France recorded 1,377 new confirmed infections within the past 24 hours, a slight decrease from Thursday, when officials reported the highest new count of cases since May. Sixteen people have died of the virus since Thursday, raising the number of deaths officially linked to covid-19 to 30,254.
Overall, France’s National Public Health Agency reported a 27 percent increase in testing and a 54 percent increase in positive test results from July 20 to July 26, the Guardian reported. Fifty-one percent of positive cases showed no symptoms, while the biggest increase was in patients ages 20 to 25. Sixty-nine percent of new confirmed infections were in people ages 15 to 44.
“The increase in clusters was due to large family gatherings as well as public and private events,” the agency said in a statement, the Guardian reported. It also attributed the rise to a “drop in the systematic adoption of prevention measures (keeping a minimum 1-metre distance, not shaking hands and stopping embraces).”
France is expected to face a heat wave, which could discourage some from wearing masks. Nonetheless, several cities are imposing new face covering requirements in response to the rise in cases.
Lithuania on Friday added France to a “blacklist” of countries from which travelers must self-isolate for two weeks. There are 11 other European Union members on the list.

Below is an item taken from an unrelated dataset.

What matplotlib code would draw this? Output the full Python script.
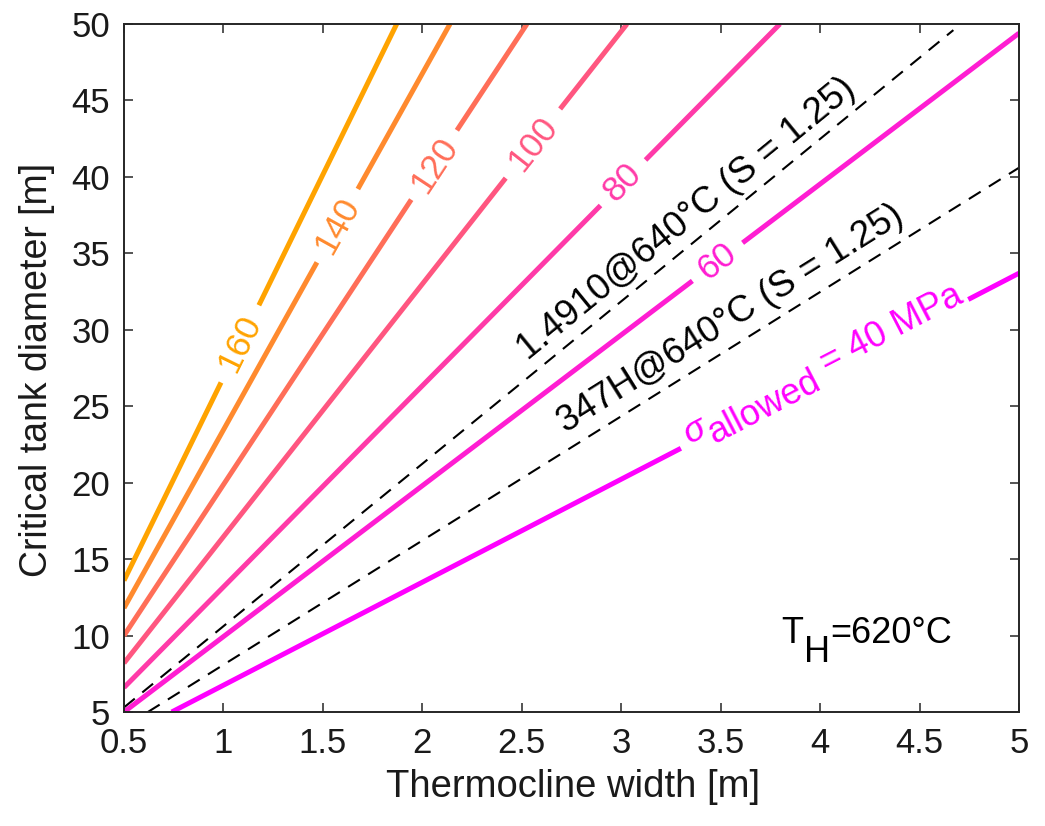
import numpy as np
import matplotlib
matplotlib.use('Agg')
import matplotlib.pyplot as plt
import matplotlib.transforms as mtransforms

plt.rcParams['font.family'] = ['Liberation Sans', 'DejaVu Sans']
plt.rcParams['lines.scale_dashes'] = False

# ---------------- data ----------------
stress_levels = [160, 140, 120, 100, 80, 60, 40]                 # allowed stress [MPa]
stress_width = [[0.5, 1.871], [0.5, 2.139], [0.5, 2.526], [0.5, 3.029],
                [0.5, 3.798], [0.5, 5.0], [0.74, 5.0]]           # thermocline width [m]
stress_diam = [[13.6, 50.0], [11.8, 50.0], [10.0, 50.0], [8.2, 50.0],
               [6.6, 50.0], [5.0, 49.4], [5.0, 33.7]]            # critical diameter [m]
stress_colors = ['#FFA300', '#FF8A2E', '#FF6E58', '#FF5680', '#FF3AA8', '#FF1DD2', '#FF00FF']

material_names = ['1.4910@640°C (S = 1.25)', '347H@640°C (S = 1.25)']
material_width = [[0.5, 4.67], [0.62, 5.0]]
material_diam = [[5.3, 49.6], [5.0, 40.6]]

x_ticks = [0.5, 1, 1.5, 2, 2.5, 3, 3.5, 4, 4.5, 5]
x_tick_labels = ['0.5', '1', '1.5', '2', '2.5', '3', '3.5', '4', '4.5', '5']
y_ticks = [5, 10, 15, 20, 25, 30, 35, 40, 45, 50]
y_tick_labels = ['5', '10', '15', '20', '25', '30', '35', '40', '45', '50']

# ---------------- layout ----------------
W, H, DPI = 1045, 826, 100
fig = plt.figure(figsize=(W / DPI, H / DPI), dpi=DPI)
ax = fig.add_axes([124 / W, 1 - 712 / H, (1019 - 124) / W, (712 - 24) / H])
ax.set_xlim(0.5, 5)
ax.set_ylim(5, 50)

axis_col = '#262626'
for s in ax.spines.values():
    s.set_color(axis_col)
    s.set_linewidth(1.4)
ax.set_xticks(x_ticks)
ax.set_xticklabels(x_tick_labels)
ax.set_yticks(y_ticks)
ax.set_yticklabels(y_tick_labels)
ax.tick_params(direction='in', length=6.5, width=1.1, colors=axis_col,
               labelsize=25, top=True, right=True)
ax.tick_params(axis='x', pad=11)
ax.tick_params(axis='y', pad=10)
for lab in ax.get_xticklabels() + ax.get_yticklabels():
    lab.set_color('#1a1a1a')

fig.text(573 / W, 1 - 787 / H, 'Thermocline width [m]', fontsize=27.5,
         ha='center', va='center', color='#1a1a1a')
fig.text(37 / W, 1 - 370 / H, 'Critical tank diameter [m]', fontsize=27,
         rotation=90, ha='center', va='center', color='#1a1a1a')

renderer = fig.canvas.get_renderer()


def disp_angle(xs, ys):
    p0 = ax.transData.transform((xs[0], ys[0]))
    p1 = ax.transData.transform((xs[1], ys[1]))
    d = p1 - p0
    return np.degrees(np.arctan2(d[1], d[0])), np.hypot(d[0], d[1])


def draw_broken(xs, ys, xc, gap_px, **kw):
    ang, L = disp_angle(xs, ys)
    tc = (xc - xs[0]) / (xs[1] - xs[0])
    th = gap_px / 2.0 / L
    for a, b in [(0.0, tc - th), (tc + th, 1.0)]:
        ax.plot([xs[0] + a * (xs[1] - xs[0]), xs[0] + b * (xs[1] - xs[0])],
                [ys[0] + a * (ys[1] - ys[0]), ys[0] + b * (ys[1] - ys[0])], **kw)
    return ang


def text_width(s, **kw):
    t = ax.text(0, 0, s, **kw)
    w = t.get_window_extent(renderer).width
    t.remove()
    return w


def chain_text(x, y, ang, pieces, fontsize, color):
    c, s = np.cos(np.radians(ang)), np.sin(np.radians(ang))
    adv = 0.0
    for txt, perp, style in pieces:
        dx = adv * c - perp * s
        dy = adv * s + perp * c
        tr = mtransforms.offset_copy(ax.transData, fig=fig, x=dx, y=dy, units='dots')
        ax.text(x, y, txt, transform=tr, fontsize=fontsize, color=color,
                fontstyle=style, rotation=ang, rotation_mode='anchor',
                ha='left', va='baseline')
        adv += text_width(txt, fontsize=fontsize, fontstyle=style)


# dashed material lines + labels
material_label_pos = [(3.329, 37.27), (3.551, 30.73)]
for xs, ys, name, (lx, ly) in zip(material_width, material_diam, material_names,
                                  material_label_pos):
    ax.plot(xs, ys, color='black', lw=1.5, dashes=(10, 7))
    ang, _ = disp_angle(xs, ys)
    ax.text(lx, ly, name, fontsize=26.5, color='black', rotation=ang,
            rotation_mode='anchor', ha='center', va='center')

# stress lines with inline labels
label_x = [1.083, 1.573, 2.059, 2.556, 3.009, 3.484]
gap_len = [86, 84, 83, 88, 64, 63]
for i, lev in enumerate(stress_levels):
    xs, ys, col = stress_width[i], stress_diam[i], stress_colors[i]
    kw = dict(color=col, lw=3.6, solid_capstyle='butt')
    if i < len(label_x):
        ang = draw_broken(xs, ys, label_x[i], gap_len[i], **kw)
        ly = ys[0] + (label_x[i] - xs[0]) / (xs[1] - xs[0]) * (ys[1] - ys[0])
        ax.text(label_x[i], ly, str(lev), fontsize=25.5, color=col, rotation=ang,
                rotation_mode='anchor', ha='center', va='center')
    else:
        # sigma_allowed = 40 MPa label
        g0, g1 = 3.30, 4.745
        xc = 0.5 * (g0 + g1)
        _, L = disp_angle(xs, ys)
        gap_px = (g1 - g0) / (xs[1] - xs[0]) * L
        ang = draw_broken(xs, ys, xc, gap_px, **kw)
        sx = 3.345
        sy = ys[0] + (sx - xs[0]) / (xs[1] - xs[0]) * (ys[1] - ys[0])
        chain_text(sx, sy, ang,
                   [('σ', 0, 'italic'), ('allowed', -12, 'normal'),
                    (' = 40 MPa', 0, 'normal')], 26, col)

# T_H annotation
chain_text(3.807, 9.51, 0.0,
           [('T', 0, 'normal'), ('H', -19, 'normal'), ('=620°C', 0, 'normal')],
           26, 'black')

fig.savefig('out.png', dpi=DPI)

Elsewhere in Europe and Asia, new restrictions and record highs were also reported Friday. Germany has tightened its travel warnings on three areas of Spain as cases there climb. Poland, the Philippines and the Australian state of Victoria reported record daily increases in cases for the second day in a row, while Vietnam and Tokyo both recorded their highest single-day jumps yet. China also reported its highest number of new infections since March.